Dublin has retained its place as one of the 50 most expensive cities in the world, according to the latest survey from international travel expert Mercer.

The Republic’s capital ranks 42 out of the top 50 ahead of Barcelona, Frankfurt, Madrid and Lisbon.

The survey compared the costs of housing, transport, food, clothes, household goods and entertainment and is often used by multinational companies to determine what wage rates should be paid to overseas workers.

It follows news earlier this week by EU statistics body Eurostat that Ireland’s prices remain over 20 percent in excess of the EU average despite fifteen successive months of inflation and a huge contraction of the economy.

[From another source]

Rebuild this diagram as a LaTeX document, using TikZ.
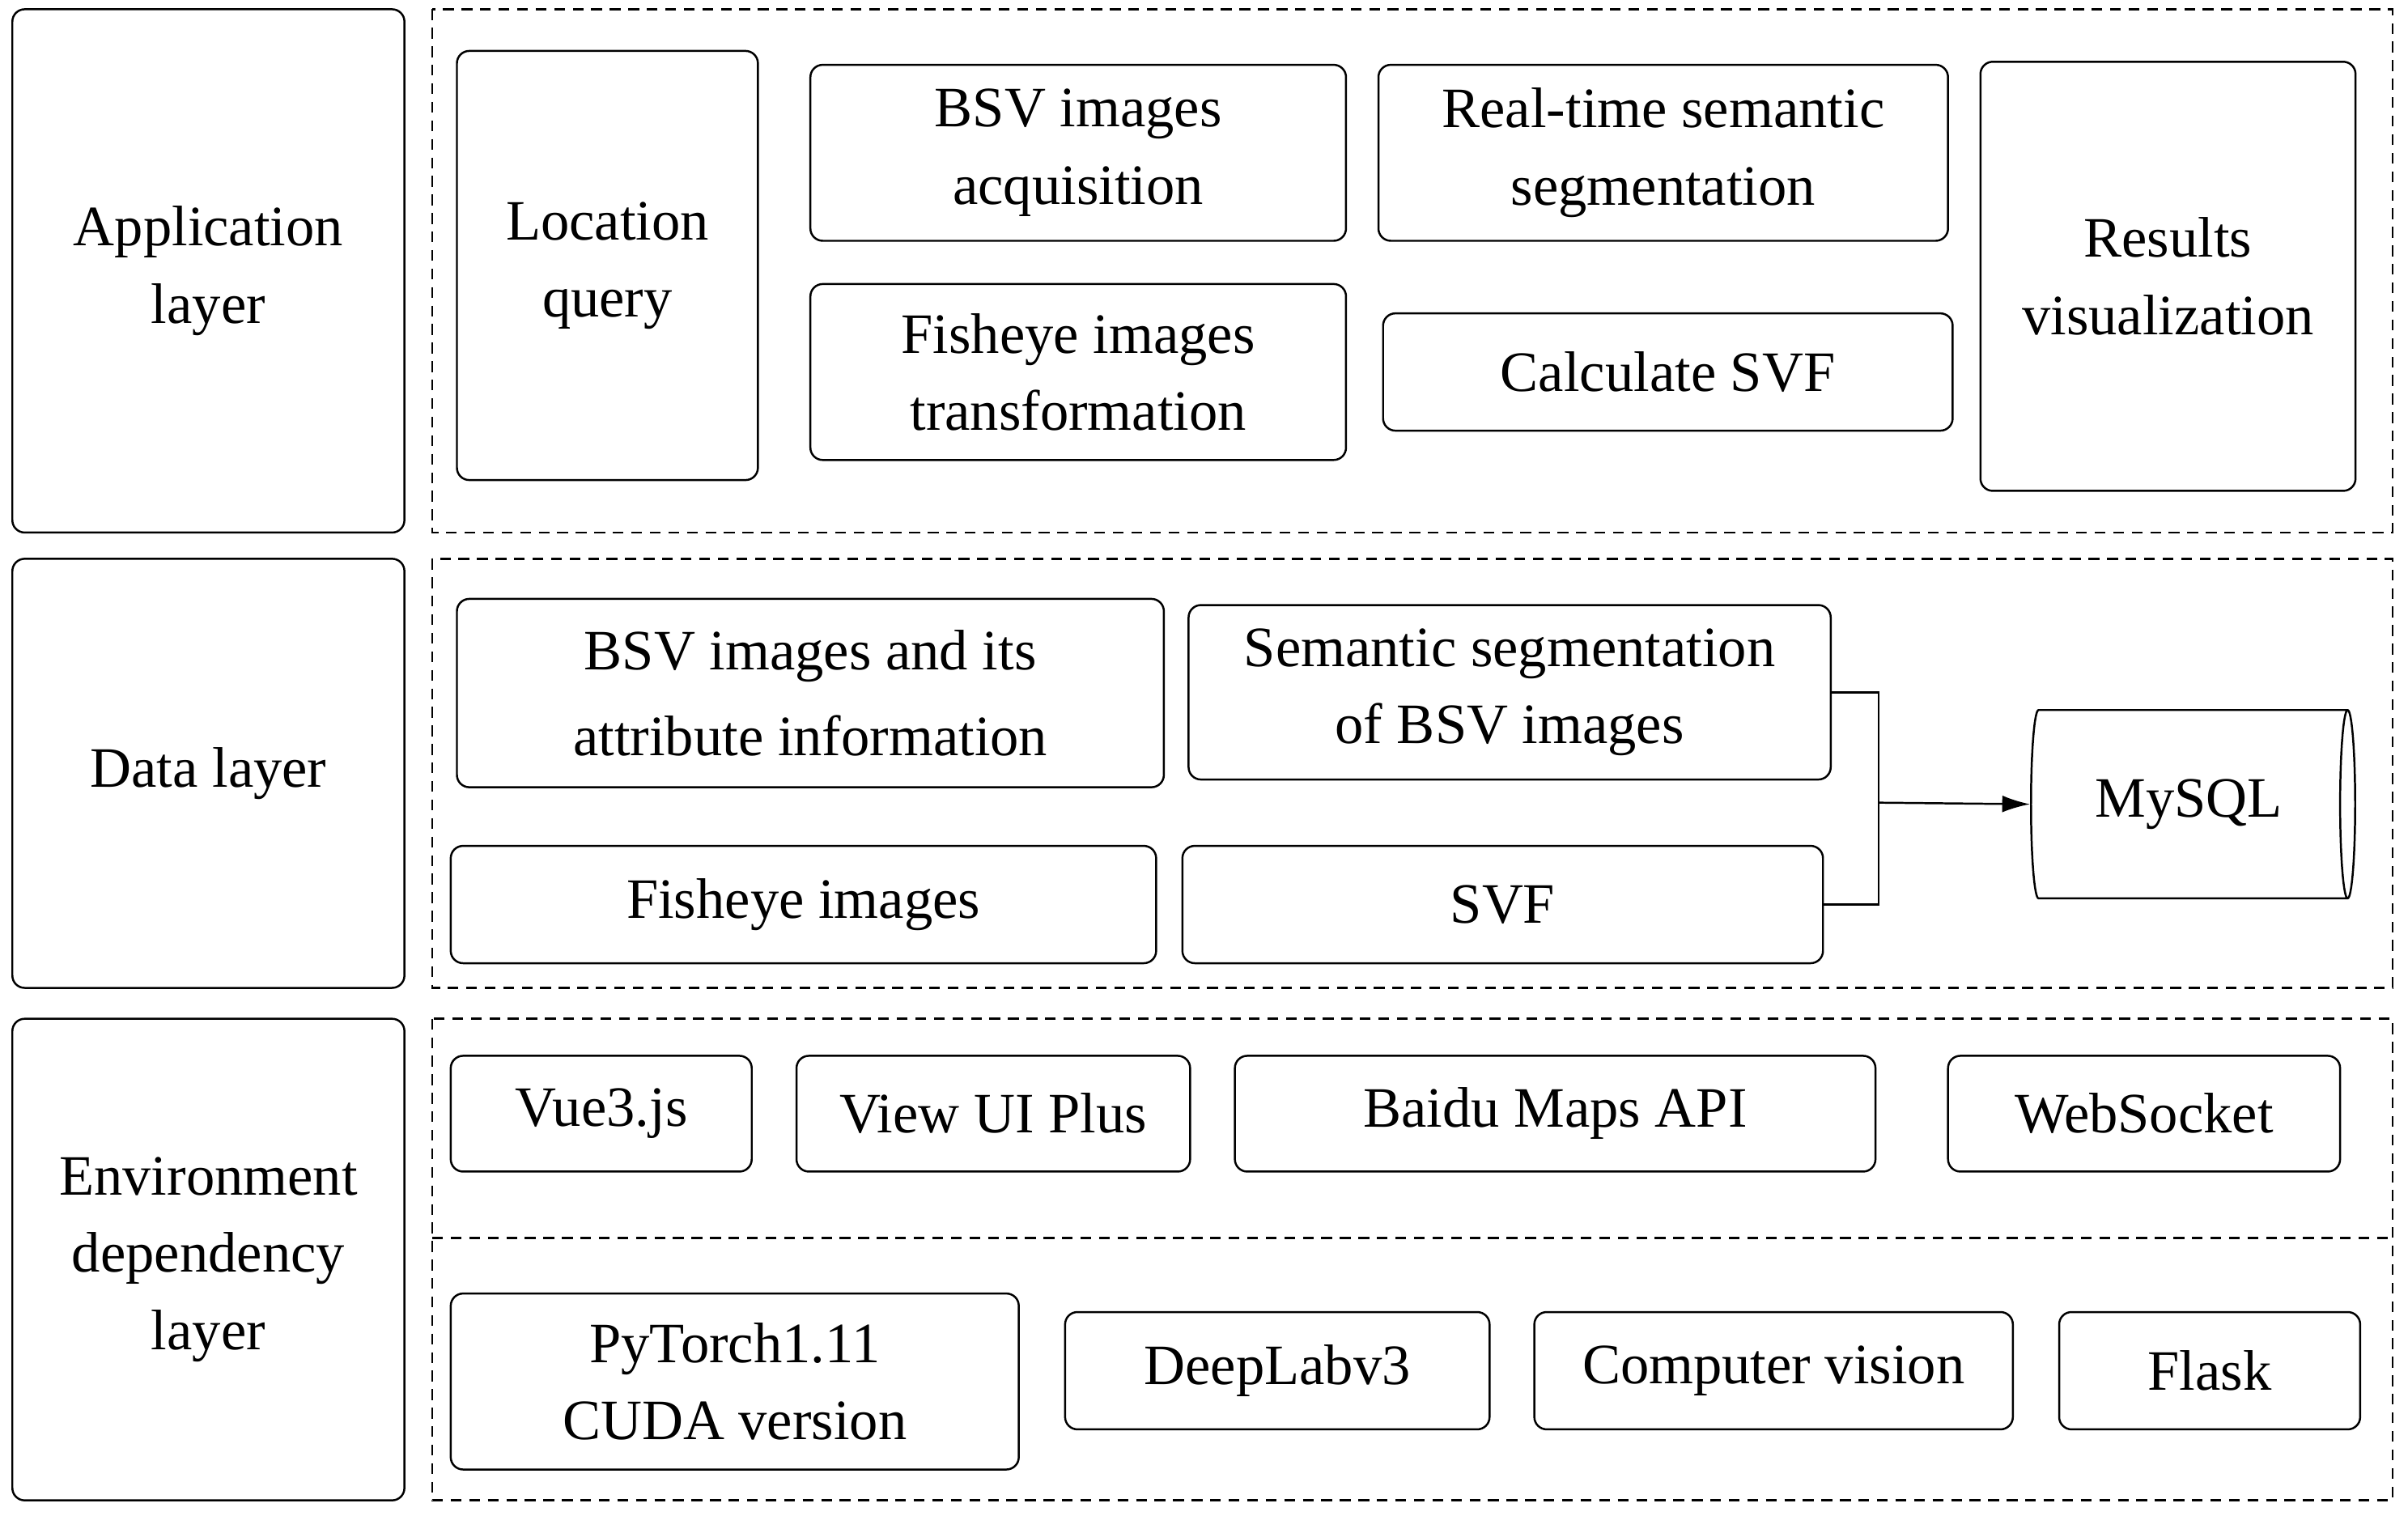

Fine Gael have long been critical at the country’s exorbitant cost of living, and have said that the high food and drink costs are dissuading tourists from taking vacations in the emerald isle. The country has long been criticized for losing its competitive edge in tourism due to high costs.

The most expensive city emerged as Luanda, Angola. London ranked 17th and was also the UK’s most expensive city, while Tokyo and Ndjamena (Chad) captured the second and third places respectively.

The survey also comes close on the heels of a local county council’s decision to impose a €6 charge for visiting the Cliffs of Moher, one of Ireland’s top tourists sites. The center incurred combined losses of €500,000 in 2008 and 2009.

An Irish source described the decision as “ludicrous” in the face of Ireland’s consistent uncompetitiveness and a backward step for national tourism.